Hospital errors killed more people in 1997 than automobile accidents. Automobiles deaths are typically just outside the top-10 causes of American deaths.

My immediate family — which is medically savvy — has experienced the following:
- A top physician demanded strenuously that he operate on a young child to remove a “pre-cancerous body.” That “body” turned out to be a wooden splinter that was naturally working its way out of the skin. At the time we were terrified most about their first exposure to anesthesia. Anesthesia was thought at the time to be harmful to the young brain.
- A mother very nearly died from post-birth bleeding that for days physicians insisted was inconsequential. The junior physician who performed the emergency operation on a Sunday was so traumatized that they refused to meet with the patient to explain what had happened after the “30-minute” surgery ended up taking 3-hours. Thank goodness for the anesthesiologist who stayed long enough to explain that, “We almost lost you. You are a strong woman!”
- After making an assessment based upon imaging — even though clinical logic suggested otherwise — physicians insisted on treatment that led to days in the hospital, a painful drug reaction, and tens of thousands in expenses. After seeking out a second opinion, new imaging and a senior radiologist reversed the assessment. Admirably, the senior radiologist explained to the resident their error and apologized to our family.
Many of us have experienced times when medical care was NOT worth it. When it was harmful.

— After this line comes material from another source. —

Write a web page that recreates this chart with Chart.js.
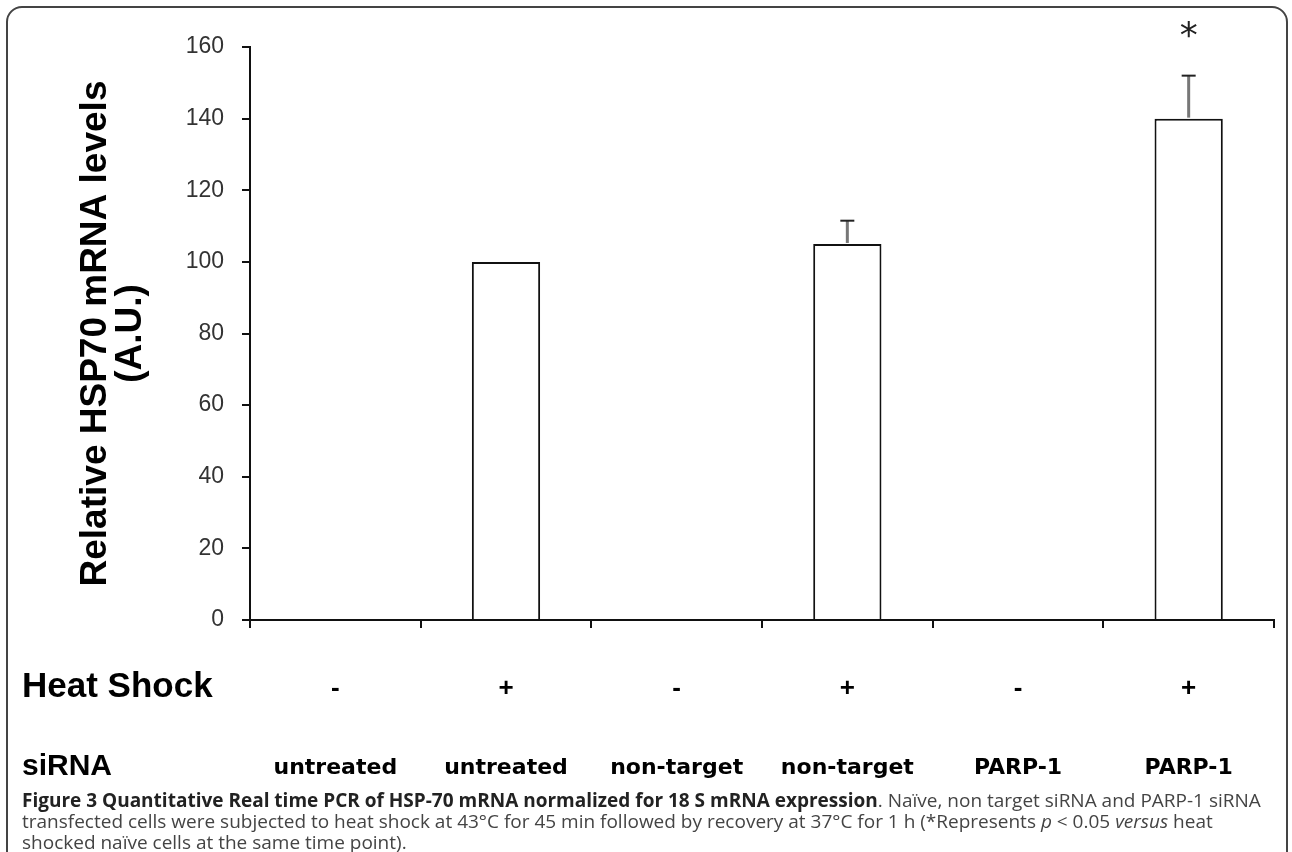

This is an extremely hard message to know how to follow:
Go to the doctor only when you truly need to. Avoid medical procedures when you don’t truly need them.
We crave easier guidelines like…
- Change your car’s oil every 5,000 miles.
- Leave your house in case of a fire.
- Don’t cheat on your taxes.
Still, even these can be nuanced and subject to multiple interpretations. It can be reasonable to attempt extinguishing a kitchen fire yourself. Jeff Bezos almost certainly employs “tactics” to manage his taxes that some think are cheating.
So, what tactics get the best out of America’s medical system?
The long answer could easily stretch into a book.
We should begin by living a “healthy” life. The people of Nicoya, Costa Rica are among the longest-lived in the world even though they have access to less medical care than most Americans.
What else can we do?
- Use simple words when talking with medical professionals. Avoid medical terminology. In our era of information we want to believe that we can be educated on most issues. Realistically, though, medical terminology often has implications and interpretations that patient cannot easily know.
- Don’t ignore medical problems and clear issues. As much as we may want to believe that healthy living is the key, avoiding known issues can be deadly. Follow up.
- Approach possible medical treatments with a little doubt, a healthy skepticism. Ask “Why?” Not in an argumentative way…but as an equal partner in the decision-making process.